There are three solutions for Christians to help us deal with this question, and they include faith, trust, and possessing an eternal view of life. We believe God is good. We trust Him. We believe that all will be good when all will be known.

“For I consider that the sufferings of this present time are not worth comparing with the glory that is to be revealed to us” (Romans 8:18).1

Easy words to write and read. Very difficult to live out. We know that a thousand years are like a day to the Lord, but when we awake every morning, the emotional or physical pain is still there. Emotional pain can ebb over time, but physical pain and discomfort every day is an enormous challenge. For Ukrainians, one day of fleeing from an invading army may not seem like much, but then the next day dawns, and all the comforts of home, even home itself, are still missing. Sleeping and personal hygiene are challenges. Care of elderly relatives can be taxing, even in the best of times.

These are the realities that Habakkuk faced. He knew what had happened to Israel years earlier. However, the Lord had answered Him, and He trusted Him. In fact, he even felt sorry for the coming conquerors.

“I hear, and my body trembles; my lips quiver at the sound; rottenness enters into my bones; my legs tremble beneath me. Yet I will quietly wait for the day of trouble to come upon people who invade us” (Habakkuk 3:16).

But he knew that trouble was coming to him and his countrymen, as well. He wrote these beautiful, faithful words in response.

“Though the fig tree should not blossom, nor fruit be on the vines, the produce of the olive fail and the fields yield no food, the flock be cut off from the fold and there be no herd in the stalls, yet I will rejoice in the LORD; I will take joy in the God of my salvation. GOD, the Lord, is my strength; he makes my feet like the deer’s; he makes me tread on my high places” (Habakkuk 3:17–19).

Habakkuk did not witness the day of trouble that was to come upon the people who invaded Judah. Historians of the Bible estimate that Habakkuk lived sometime between 612 and 589 B.C. Babylon fell in 539 B.C., some fifty years after his death.
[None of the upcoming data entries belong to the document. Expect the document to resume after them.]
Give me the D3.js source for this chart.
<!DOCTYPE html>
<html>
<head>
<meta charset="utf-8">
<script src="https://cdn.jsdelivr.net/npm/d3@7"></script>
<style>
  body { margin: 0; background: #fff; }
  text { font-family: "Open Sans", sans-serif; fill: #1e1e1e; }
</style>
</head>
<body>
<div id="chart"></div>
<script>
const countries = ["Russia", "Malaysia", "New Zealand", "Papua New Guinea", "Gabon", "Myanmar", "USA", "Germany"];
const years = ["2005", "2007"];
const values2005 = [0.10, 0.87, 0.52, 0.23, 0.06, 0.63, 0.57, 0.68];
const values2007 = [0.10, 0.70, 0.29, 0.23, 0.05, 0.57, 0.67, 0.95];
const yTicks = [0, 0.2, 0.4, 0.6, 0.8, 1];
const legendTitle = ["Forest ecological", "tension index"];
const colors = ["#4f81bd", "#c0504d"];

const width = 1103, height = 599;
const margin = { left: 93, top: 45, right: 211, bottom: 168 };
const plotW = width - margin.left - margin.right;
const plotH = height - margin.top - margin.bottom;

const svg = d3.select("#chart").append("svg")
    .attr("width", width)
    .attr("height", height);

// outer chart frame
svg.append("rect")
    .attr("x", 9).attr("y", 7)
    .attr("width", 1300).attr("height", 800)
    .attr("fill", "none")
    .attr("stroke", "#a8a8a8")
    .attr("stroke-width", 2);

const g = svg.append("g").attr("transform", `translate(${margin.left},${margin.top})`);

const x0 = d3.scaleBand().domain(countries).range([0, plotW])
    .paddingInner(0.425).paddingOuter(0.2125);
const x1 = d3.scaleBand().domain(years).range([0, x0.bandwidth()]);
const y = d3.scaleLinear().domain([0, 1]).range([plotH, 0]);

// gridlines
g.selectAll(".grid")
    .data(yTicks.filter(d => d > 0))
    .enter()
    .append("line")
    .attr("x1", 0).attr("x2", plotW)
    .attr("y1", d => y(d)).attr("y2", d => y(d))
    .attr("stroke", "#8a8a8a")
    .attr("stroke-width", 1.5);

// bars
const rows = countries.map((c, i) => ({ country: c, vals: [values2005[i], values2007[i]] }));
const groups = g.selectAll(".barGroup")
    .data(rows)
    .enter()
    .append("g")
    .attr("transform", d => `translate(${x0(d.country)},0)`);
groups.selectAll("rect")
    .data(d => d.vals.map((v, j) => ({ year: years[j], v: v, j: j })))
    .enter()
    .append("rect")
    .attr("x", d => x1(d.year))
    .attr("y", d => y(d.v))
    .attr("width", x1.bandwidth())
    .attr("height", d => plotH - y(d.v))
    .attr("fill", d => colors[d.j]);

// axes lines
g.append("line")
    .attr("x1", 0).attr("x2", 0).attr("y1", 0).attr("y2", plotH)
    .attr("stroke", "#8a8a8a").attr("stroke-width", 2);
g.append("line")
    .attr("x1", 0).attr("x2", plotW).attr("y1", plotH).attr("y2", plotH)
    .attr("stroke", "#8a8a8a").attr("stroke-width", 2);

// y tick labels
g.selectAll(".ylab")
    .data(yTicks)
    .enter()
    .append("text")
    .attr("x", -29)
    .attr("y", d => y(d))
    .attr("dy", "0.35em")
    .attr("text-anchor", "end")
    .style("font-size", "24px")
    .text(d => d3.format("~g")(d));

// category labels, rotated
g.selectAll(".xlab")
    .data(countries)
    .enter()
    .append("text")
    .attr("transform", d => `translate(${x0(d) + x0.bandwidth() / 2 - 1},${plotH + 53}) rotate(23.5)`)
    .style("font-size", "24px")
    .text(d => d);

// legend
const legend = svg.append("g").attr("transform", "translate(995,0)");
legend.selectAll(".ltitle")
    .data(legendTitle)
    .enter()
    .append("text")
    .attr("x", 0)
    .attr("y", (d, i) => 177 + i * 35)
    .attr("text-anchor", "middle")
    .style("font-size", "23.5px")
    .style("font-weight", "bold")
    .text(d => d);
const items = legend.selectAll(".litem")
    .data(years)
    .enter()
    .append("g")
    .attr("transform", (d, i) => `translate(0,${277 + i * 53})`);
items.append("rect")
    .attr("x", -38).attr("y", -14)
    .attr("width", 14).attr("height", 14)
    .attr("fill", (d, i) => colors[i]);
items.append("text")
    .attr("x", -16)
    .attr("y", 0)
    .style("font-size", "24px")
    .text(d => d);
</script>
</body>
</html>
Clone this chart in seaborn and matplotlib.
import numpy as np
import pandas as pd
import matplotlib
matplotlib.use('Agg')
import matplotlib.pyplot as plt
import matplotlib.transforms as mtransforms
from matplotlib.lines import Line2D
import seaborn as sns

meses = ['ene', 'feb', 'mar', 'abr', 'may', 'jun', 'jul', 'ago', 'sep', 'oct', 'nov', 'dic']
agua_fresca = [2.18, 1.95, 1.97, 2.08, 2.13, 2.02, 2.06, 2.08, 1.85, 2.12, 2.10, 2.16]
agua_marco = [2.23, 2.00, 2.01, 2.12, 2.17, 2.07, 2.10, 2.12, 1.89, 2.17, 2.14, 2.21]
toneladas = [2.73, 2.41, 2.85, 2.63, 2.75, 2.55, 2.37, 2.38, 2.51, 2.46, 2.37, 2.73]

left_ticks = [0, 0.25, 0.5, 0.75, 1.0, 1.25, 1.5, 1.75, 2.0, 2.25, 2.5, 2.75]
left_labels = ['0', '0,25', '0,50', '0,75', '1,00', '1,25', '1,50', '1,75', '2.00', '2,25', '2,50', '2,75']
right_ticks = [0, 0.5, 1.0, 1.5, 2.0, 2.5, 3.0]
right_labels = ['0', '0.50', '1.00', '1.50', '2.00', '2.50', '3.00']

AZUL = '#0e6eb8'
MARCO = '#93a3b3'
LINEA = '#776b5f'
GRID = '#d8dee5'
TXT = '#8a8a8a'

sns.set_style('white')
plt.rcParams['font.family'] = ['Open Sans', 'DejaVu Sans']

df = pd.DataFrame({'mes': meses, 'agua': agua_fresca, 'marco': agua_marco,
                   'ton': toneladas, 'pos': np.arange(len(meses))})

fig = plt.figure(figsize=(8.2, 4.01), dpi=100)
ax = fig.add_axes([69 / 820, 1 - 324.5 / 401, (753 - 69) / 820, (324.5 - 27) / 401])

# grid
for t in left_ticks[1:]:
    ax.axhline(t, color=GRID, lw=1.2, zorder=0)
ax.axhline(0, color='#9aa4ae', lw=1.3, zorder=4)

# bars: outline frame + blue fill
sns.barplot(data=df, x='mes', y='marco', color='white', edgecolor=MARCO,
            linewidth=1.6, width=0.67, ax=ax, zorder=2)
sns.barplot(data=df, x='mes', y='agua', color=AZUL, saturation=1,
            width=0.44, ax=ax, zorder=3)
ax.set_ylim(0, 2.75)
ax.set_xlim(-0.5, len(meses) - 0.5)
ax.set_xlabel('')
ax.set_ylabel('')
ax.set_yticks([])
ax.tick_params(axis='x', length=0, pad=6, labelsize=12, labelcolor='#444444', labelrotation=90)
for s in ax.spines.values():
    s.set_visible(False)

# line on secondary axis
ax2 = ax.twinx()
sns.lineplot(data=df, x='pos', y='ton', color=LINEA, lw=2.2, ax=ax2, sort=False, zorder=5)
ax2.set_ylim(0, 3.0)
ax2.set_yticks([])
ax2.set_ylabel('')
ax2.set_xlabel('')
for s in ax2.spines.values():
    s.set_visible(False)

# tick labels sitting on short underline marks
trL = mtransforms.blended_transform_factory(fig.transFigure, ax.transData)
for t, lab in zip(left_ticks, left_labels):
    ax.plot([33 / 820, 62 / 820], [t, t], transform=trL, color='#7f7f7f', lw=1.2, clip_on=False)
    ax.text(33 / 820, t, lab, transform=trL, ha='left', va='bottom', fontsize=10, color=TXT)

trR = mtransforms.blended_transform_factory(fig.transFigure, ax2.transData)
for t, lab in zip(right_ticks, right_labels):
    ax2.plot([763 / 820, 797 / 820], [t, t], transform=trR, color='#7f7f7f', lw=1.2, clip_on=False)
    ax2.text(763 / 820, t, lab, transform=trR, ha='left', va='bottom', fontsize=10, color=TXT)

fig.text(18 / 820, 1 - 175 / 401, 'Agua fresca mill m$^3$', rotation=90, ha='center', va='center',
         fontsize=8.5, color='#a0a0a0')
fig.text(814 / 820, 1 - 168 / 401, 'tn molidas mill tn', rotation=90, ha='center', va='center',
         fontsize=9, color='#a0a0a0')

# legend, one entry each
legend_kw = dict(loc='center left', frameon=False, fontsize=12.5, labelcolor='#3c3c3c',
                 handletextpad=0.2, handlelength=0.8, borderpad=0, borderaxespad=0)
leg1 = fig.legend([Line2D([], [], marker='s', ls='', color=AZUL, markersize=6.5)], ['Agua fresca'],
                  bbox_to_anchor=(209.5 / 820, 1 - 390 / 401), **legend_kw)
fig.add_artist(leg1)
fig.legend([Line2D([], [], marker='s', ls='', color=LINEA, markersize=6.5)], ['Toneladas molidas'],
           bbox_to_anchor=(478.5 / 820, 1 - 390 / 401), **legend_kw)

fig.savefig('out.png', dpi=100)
However, although we may not witness justice or relief in our lifetimes, the Lord expects us to trust that He will bring it. The day of respite from suffering and discomfort will come. He promised it will come.

“He will wipe away every tear from their eyes, and death shall be no more, neither shall there be mourning, nor crying, nor pain anymore, for the former things have passed away” (Revelation 21:4).

To this, we say, along with our Ukrainian brothers and sisters, “Hasten the day, Lord. Hasten the day. Blessed be your name forevermore.”

1All Scripture quotations are from The Holy Bible: English Standard Version (2016). Crossway Bibles.